Available data:
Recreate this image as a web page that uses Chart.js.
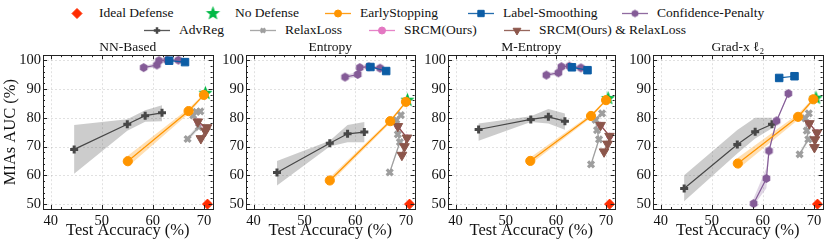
<!DOCTYPE html>
<html>
<head>
<meta charset="utf-8">
<script src="https://cdn.jsdelivr.net/npm/chart.js@4.4.0/dist/chart.umd.min.js"></script>
<style>
    body { margin: 0; background: #fff; width: 830px; height: 243px; position: relative; overflow: hidden;
           font-family: 'Liberation Serif', serif; }
    canvas.panel { position: absolute; top: 37px; }
    .lg { position: absolute; height: 16px; display: flex; align-items: center; font-size: 13.5px;
          white-space: nowrap; color: #111; }
    .lg canvas { margin-right: 9px; }
</style>
</head>
<body>
<div id="legend"></div>
<canvas class="panel" id="c0" width="220" height="206" style="left:0px"></canvas>
<canvas class="panel" id="c1" width="202" height="206" style="left:220px"></canvas>
<canvas class="panel" id="c2" width="200" height="206" style="left:422px"></canvas>
<canvas class="panel" id="c3" width="204" height="206" style="left:626px"></canvas>
<script>
// ---- data ----
const panelTitles = ['NN-Based', 'Entropy', 'M-Entropy', 'Grad-x ℓ₂'];
const xTicks = [40, 50, 60, 70];
const yTicks = [50, 60, 70, 80, 90, 100];

const idealAcc = [70.7];
const idealAuc = [50];

const noDefAcc = [70.3, 70.3, 70.4, 70.4];
const noDefAuc = [88.5, 86.1, 86.7, 86.8];

const esAcc = [[55.1, 67.0, 70.0], [55.0, 66.9, 70.0], [54.9, 67.0, 70.0], [55.1, 66.9, 69.9]];
const esAuc = [[64.9, 82.3, 87.9], [58.2, 78.8, 85.5], [65.0, 80.6, 86.1], [64.1, 80.3, 86.4]];
const esHi = [[66.8, 83.2, 88.3], [59.2, 79.4, 85.9], [66.2, 81.2, 86.5], [66.1, 81.3, 86.9]];
const esLo = [[63.0, 81.4, 87.5], [57.2, 78.2, 85.1], [63.8, 80.0, 85.7], [62.1, 79.3, 85.9]];

const lsAcc = [[63.2, 66.3], [63.0, 66.1], [63.2, 66.3], [63.2, 66.2]];
const lsAuc = [[99.8, 99.3], [97.6, 96.2], [97.5, 96.5], [93.8, 94.4]];

const cpAcc = [[58.2, 60.8, 61.2, 62.8, 65.0], [58.0, 60.5, 60.9, 62.7, 64.9],
               [58.1, 60.5, 61.1, 62.7, 65.0], [58.2, 60.7, 61.2, 62.7, 65.0]];
const cpAuc = [[97.4, 98.3, 99.8, 100.0, 100.0], [94.1, 95.0, 97.4, 97.7, 97.2],
               [94.8, 95.6, 97.7, 97.9, 97.3], [50.2, 58.9, 68.5, 78.9, 88.4]];
const cpHi = [[98.0, 99.0, 100.3, 100.4, 100.4], [94.9, 95.8, 97.9, 98.1, 97.6],
              [95.4, 96.3, 98.1, 98.3, 97.7], [52.0, 62.5, 69.5, 79.5, 88.9]];
const cpLo = [[96.8, 97.5, 99.3, 99.6, 99.6], [93.3, 94.2, 96.9, 97.3, 96.8],
              [94.2, 94.9, 97.3, 97.5, 96.9], [49.5, 55.5, 67.0, 78.3, 87.9]];

const advAcc = [44.6, 55.0, 58.5, 61.8];
const advAuc = [[69.0, 77.7, 80.7, 81.7], [61.0, 71.1, 74.4, 75.0], [75.9, 79.4, 80.3, 78.8], [55.4, 70.7, 75.1, 77.7]];
const advHi = [[77.5, 79.5, 82.6, 84.3], [65.0, 72.0, 77.5, 78.5], [78.0, 80.5, 83.0, 81.5], [60.0, 75.7, 80.0, 80.0]];
const advLo = [[60.5, 75.5, 78.6, 78.8], [56.5, 70.0, 71.5, 71.5], [72.0, 78.5, 78.0, 75.8], [51.0, 67.6, 72.8, 76.3]];

const rlAcc = [[66.8, 69.0, 67.9, 68.5, 69.3], [66.8, 68.8, 68.4, 68.1, 69.0],
               [67.0, 68.6, 68.2, 67.9, 69.2], [67.2, 68.9, 68.6, 68.3, 69.0]];
const rlAuc = [[72.6, 76.8, 80.8, 82.0, 82.2], [61.0, 71.5, 74.2, 79.2, 80.9],
               [63.8, 72.5, 75.7, 79.2, 81.5], [67.3, 72.5, 75.5, 79.8, 81.5]];

const srcmAcc = [[68.8, 70.4], [68.4, 70.2], [68.9, 70.7], [69.1, 70.6]];
const srcmAuc = [[78.6, 76.2], [77.0, 73.0], [77.4, 73.6], [78.0, 74.8]];

const srAcc = [[68.8, 70.6, 70.3, 69.4], [68.4, 70.2, 69.7, 69.2], [68.9, 70.7, 70.3, 69.6], [69.1, 70.6, 70.2, 70.1]];
const srAuc = [[78.6, 76.6, 75.4, 72.8], [77.0, 73.0, 70.0, 67.0], [77.4, 73.6, 70.9, 68.2], [78.0, 74.8, 72.4, 69.7]];

// ---- style ----
const FONT = "'Liberation Serif', serif";
const COL = {
    blue: '#0C5DA5', green: '#00B945', orange: '#FF9500', red: '#FF2C00', purple: '#845B97',
    dark: '#474747', gray: '#9e9e9e', pink: '#e377c2', brown: '#8c564b'
};
const yAxisWidth = [43, 26, 26, 27];
const rightPad = [3, 3, 2, 2];

function makeHexagon(color, r) {
    const c = document.createElement('canvas');
    const s = Math.ceil(r * 2 + 2);
    c.width = c.height = s;
    const g = c.getContext('2d');
    g.beginPath();
    for (let i = 0; i < 6; i++) {
        const a = -Math.PI / 2 + i * Math.PI / 3;
        g.lineTo(s / 2 + r * Math.cos(a), s / 2 + r * Math.sin(a));
    }
    g.closePath();
    g.fillStyle = color;
    g.fill();
    return c;
}

function makeStar(color, r1, r2) {
    const c = document.createElement('canvas');
    const s = Math.ceil(r1 * 2 + 2);
    c.width = c.height = s;
    const g = c.getContext('2d');
    g.beginPath();
    for (let i = 0; i < 10; i++) {
        const a = -Math.PI / 2 + i * Math.PI / 5;
        const r = i % 2 ? r2 : r1;
        g.lineTo(s / 2 + r * Math.cos(a), s / 2 + r * Math.sin(a));
    }
    g.closePath();
    g.fillStyle = color;
    g.fill();
    return c;
}

const hexMarker = makeHexagon(COL.purple, 4.4);
const starMarker = makeStar(COL.green, 7.5, 3.2);

const pts = (xs, ys) => xs.map((x, i) => ({ x: x, y: ys[i] }));

function band(xs, hi, lo, color) {
    const poly = pts(xs, hi).concat(pts(xs, lo).reverse());
    return { data: poly, borderWidth: 0, pointRadius: 0, fill: 'shape', backgroundColor: color, order: 50 };
}

function series(xs, ys, color, marker, extra) {
    return Object.assign({
        data: pts(xs, ys),
        borderColor: color,
        borderWidth: 1.2,
        backgroundColor: color,
        pointStyle: marker,
        pointRadius: 4.6,
        pointBackgroundColor: color,
        pointBorderColor: color,
        pointBorderWidth: 1,
        fill: false,
        tension: 0
    }, extra || {});
}

function panelDatasets(p) {
    return [
        band(advAcc, advHi[p], advLo[p], 'rgba(71,71,71,0.28)'),
        band(esAcc[p], esHi[p], esLo[p], 'rgba(255,149,0,0.3)'),
        band(cpAcc[p], cpHi[p], cpLo[p], 'rgba(132,91,151,0.25)'),
        band(rlAcc[p], rlAuc[p].map(v => v + 0.8), rlAuc[p].map(v => v - 0.8), 'rgba(158,158,158,0.3)'),
        series(advAcc, advAuc[p], COL.dark, 'cross', { pointRadius: 4, pointBorderWidth: 3, order: 9 }),
        series(cpAcc[p], cpAuc[p], COL.purple, hexMarker, { order: 8 }),
        series(lsAcc[p], lsAuc[p], COL.blue, 'rect', { pointRadius: 5.3, order: 7 }),
        series(idealAcc, idealAuc, COL.red, 'rectRot', { showLine: false, pointRadius: 5, order: 6 }),
        series(rlAcc[p], rlAuc[p], COL.gray, 'crossRot', { pointRadius: 4.2, pointBorderWidth: 3.2, order: 5 }),
        series(srcmAcc[p], srcmAuc[p], COL.pink, 'circle', { pointRadius: 3, order: 4 }),
        series(srAcc[p], srAuc[p], COL.brown, 'triangle', { pointRadius: 5.6, pointRotation: 180, order: 3 }),
        series([noDefAcc[p]], [noDefAuc[p]], COL.green, starMarker, { showLine: false, order: 2 }),
        series(esAcc[p], esAuc[p], COL.orange, 'circle', { pointRadius: 4.6, order: 1 })
    ];
}

// grid, frame and inward ticks
const framePlugin = {
    id: 'frame',
    beforeDatasetsDraw(chart) {
        const { ctx, chartArea: a, scales: { x, y } } = chart;
        ctx.save();
        ctx.strokeStyle = 'rgba(0,0,0,0.15)';
        ctx.lineWidth = 0.8;
        ctx.setLineDash([2, 2]);
        ctx.beginPath();
        xTicks.forEach(v => {
            const px = Math.round(x.getPixelForValue(v)) + 0.5;
            ctx.moveTo(px, a.top); ctx.lineTo(px, a.bottom);
        });
        yTicks.forEach(v => {
            const py = Math.round(y.getPixelForValue(v)) + 0.5;
            ctx.moveTo(a.left, py); ctx.lineTo(a.right, py);
        });
        ctx.stroke();
        ctx.restore();
    },
    afterDraw(chart) {
        const { ctx, chartArea: a, scales: { x, y } } = chart;
        ctx.save();
        ctx.strokeStyle = '#222';
        ctx.lineWidth = 1;
        ctx.beginPath();
        for (let v = 36; v <= 72; v += 2) {
            if (v < x.min || v > x.max) continue;
            const len = v % 10 === 0 ? 4 : 2;
            const px = Math.round(x.getPixelForValue(v)) + 0.5;
            ctx.moveTo(px, a.bottom); ctx.lineTo(px, a.bottom - len);
            ctx.moveTo(px, a.top); ctx.lineTo(px, a.top + len);
        }
        for (let v = 48; v <= 102; v += 2) {
            if (v < y.min || v > y.max) continue;
            const len = v % 10 === 0 ? 4 : 2;
            const py = Math.round(y.getPixelForValue(v)) + 0.5;
            ctx.moveTo(a.left, py); ctx.lineTo(a.left + len, py);
            ctx.moveTo(a.right, py); ctx.lineTo(a.right - len, py);
        }
        ctx.stroke();
        ctx.strokeRect(Math.round(a.left) + 0.5, Math.round(a.top) + 0.5,
                       Math.round(a.right - a.left), Math.round(a.bottom - a.top));
        ctx.restore();
    }
};

panelTitles.forEach((title, p) => {
    new Chart(document.getElementById('c' + p), {
        type: 'line',
        data: { datasets: panelDatasets(p) },
        options: {
            responsive: false,
            animation: false,
            events: [],
            layout: { padding: { top: 0, bottom: 0, left: 0, right: rightPad[p] } },
            plugins: {
                legend: { display: false },
                tooltip: { enabled: false },
                title: {
                    display: true, text: title, color: '#111', fullSize: false,
                    font: { family: FONT, size: 13.5, weight: 'normal' },
                    padding: { top: 2, bottom: 0 }
                }
            },
            scales: {
                x: {
                    type: 'linear', min: 38.5, max: 71.7,
                    afterBuildTicks: s => { s.ticks = xTicks.map(v => ({ value: v })); },
                    afterFit: s => { s.height = 34; },
                    ticks: { color: '#111', font: { family: FONT, size: 14.5 }, padding: 3, maxRotation: 0, autoSkip: false },
                    grid: { display: false, drawTicks: false },
                    border: { display: false },
                    title: {
                        display: true, text: 'Test Accuracy (%)', color: '#111',
                        font: { family: FONT, size: 16.5 }, padding: { top: 0, bottom: 2 }
                    }
                },
                y: {
                    type: 'linear', min: 48.3, max: 101.7,
                    afterBuildTicks: s => { s.ticks = yTicks.map(v => ({ value: v })); },
                    afterFit: s => { s.width = yAxisWidth[p]; },
                    ticks: { color: '#111', font: { family: FONT, size: 14.5 }, padding: 2, autoSkip: false },
                    grid: { display: false, drawTicks: false },
                    border: { display: false },
                    title: {
                        display: p === 0, text: 'MIAs AUC (%)', color: '#111',
                        font: { family: FONT, size: 16.5 }, padding: { top: 1, bottom: 0 }
                    }
                }
            }
        },
        plugins: [framePlugin]
    });
});

// ---- legend ----
const legendEntries = [
    { label: 'Ideal Defense', color: COL.red, style: 'rectRot', r: 5, line: false, left: 64, row: 0 },
    { label: 'No Defense', color: COL.green, style: starMarker, line: false, left: 200, row: 0 },
    { label: 'EarlyStopping', color: COL.orange, style: 'circle', r: 3.5, line: true, left: 325, row: 0 },
    { label: 'Label-Smoothing', color: COL.blue, style: 'rect', r: 4.5, line: true, left: 468, row: 0 },
    { label: 'Confidence-Penalty', color: COL.purple, style: makeHexagon(COL.purple, 3.8), line: true, left: 622, row: 0 },
    { label: 'AdvReg', color: COL.dark, style: 'cross', r: 3.2, bw: 2.5, line: true, left: 144, row: 1 },
    { label: 'RelaxLoss', color: COL.gray, style: 'crossRot', r: 3, bw: 2.5, line: true, left: 250, row: 1 },
    { label: 'SRCM(Ours)', color: COL.pink, style: 'circle', r: 3.5, line: true, left: 369, row: 1 },
    { label: 'SRCM(Ours) & RelaxLoss', color: COL.brown, style: 'triangle', r: 4.5, rot: 180, line: true, left: 504, row: 1 }
];
const legendRowTop = [5, 22];

const legendBox = document.getElementById('legend');
legendEntries.forEach(e => {
    const item = document.createElement('div');
    item.className = 'lg';
    item.style.left = e.left + 'px';
    item.style.top = legendRowTop[e.row] + 'px';
    const c = document.createElement('canvas');
    c.width = 26; c.height = 16;
    const g = c.getContext('2d');
    if (e.line) {
        g.strokeStyle = e.color; g.globalAlpha = 0.9; g.lineWidth = 1.3;
        g.beginPath(); g.moveTo(0, 8.5); g.lineTo(26, 8.5); g.stroke();
        g.globalAlpha = 1;
    }
    g.fillStyle = e.color; g.strokeStyle = e.color;
    if (typeof e.style === 'string') {
        g.lineWidth = e.bw || 1;
        Chart.helpers.drawPoint(g, { pointStyle: e.style, radius: e.r, rotation: e.rot || 0, borderWidth: e.bw || 1 }, 13, 8.5);
    } else {
        g.drawImage(e.style, 13 - e.style.width / 2, 8.5 - e.style.height / 2);
    }
    item.appendChild(c);
    const t = document.createElement('span');
    t.textContent = e.label;
    item.appendChild(t);
    legendBox.appendChild(item);
});
</script>
</body>
</html>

Your goal:
Return exactly what appears from the opening line of the material through the line with "[62.1, 79.3, 85.9]];", apart from the pictures.

Task output:
Recreate this image as a web page that uses Chart.js.
<!DOCTYPE html>
<html>
<head>
<meta charset="utf-8">
<script src="https://cdn.jsdelivr.net/npm/chart.js@4.4.0/dist/chart.umd.min.js"></script>
<style>
    body { margin: 0; background: #fff; width: 830px; height: 243px; position: relative; overflow: hidden;
           font-family: 'Liberation Serif', serif; }
    canvas.panel { position: absolute; top: 37px; }
    .lg { position: absolute; height: 16px; display: flex; align-items: center; font-size: 13.5px;
          white-space: nowrap; color: #111; }
    .lg canvas { margin-right: 9px; }
</style>
</head>
<body>
<div id="legend"></div>
<canvas class="panel" id="c0" width="220" height="206" style="left:0px"></canvas>
<canvas class="panel" id="c1" width="202" height="206" style="left:220px"></canvas>
<canvas class="panel" id="c2" width="200" height="206" style="left:422px"></canvas>
<canvas class="panel" id="c3" width="204" height="206" style="left:626px"></canvas>
<script>
// ---- data ----
const panelTitles = ['NN-Based', 'Entropy', 'M-Entropy', 'Grad-x ℓ₂'];
const xTicks = [40, 50, 60, 70];
const yTicks = [50, 60, 70, 80, 90, 100];

const idealAcc = [70.7];
const idealAuc = [50];

const noDefAcc = [70.3, 70.3, 70.4, 70.4];
const noDefAuc = [88.5, 86.1, 86.7, 86.8];

const esAcc = [[55.1, 67.0, 70.0], [55.0, 66.9, 70.0], [54.9, 67.0, 70.0], [55.1, 66.9, 69.9]];
const esAuc = [[64.9, 82.3, 87.9], [58.2, 78.8, 85.5], [65.0, 80.6, 86.1], [64.1, 80.3, 86.4]];
const esHi = [[66.8, 83.2, 88.3], [59.2, 79.4, 85.9], [66.2, 81.2, 86.5], [66.1, 81.3, 86.9]];
const esLo = [[63.0, 81.4, 87.5], [57.2, 78.2, 85.1], [63.8, 80.0, 85.7], [62.1, 79.3, 85.9]];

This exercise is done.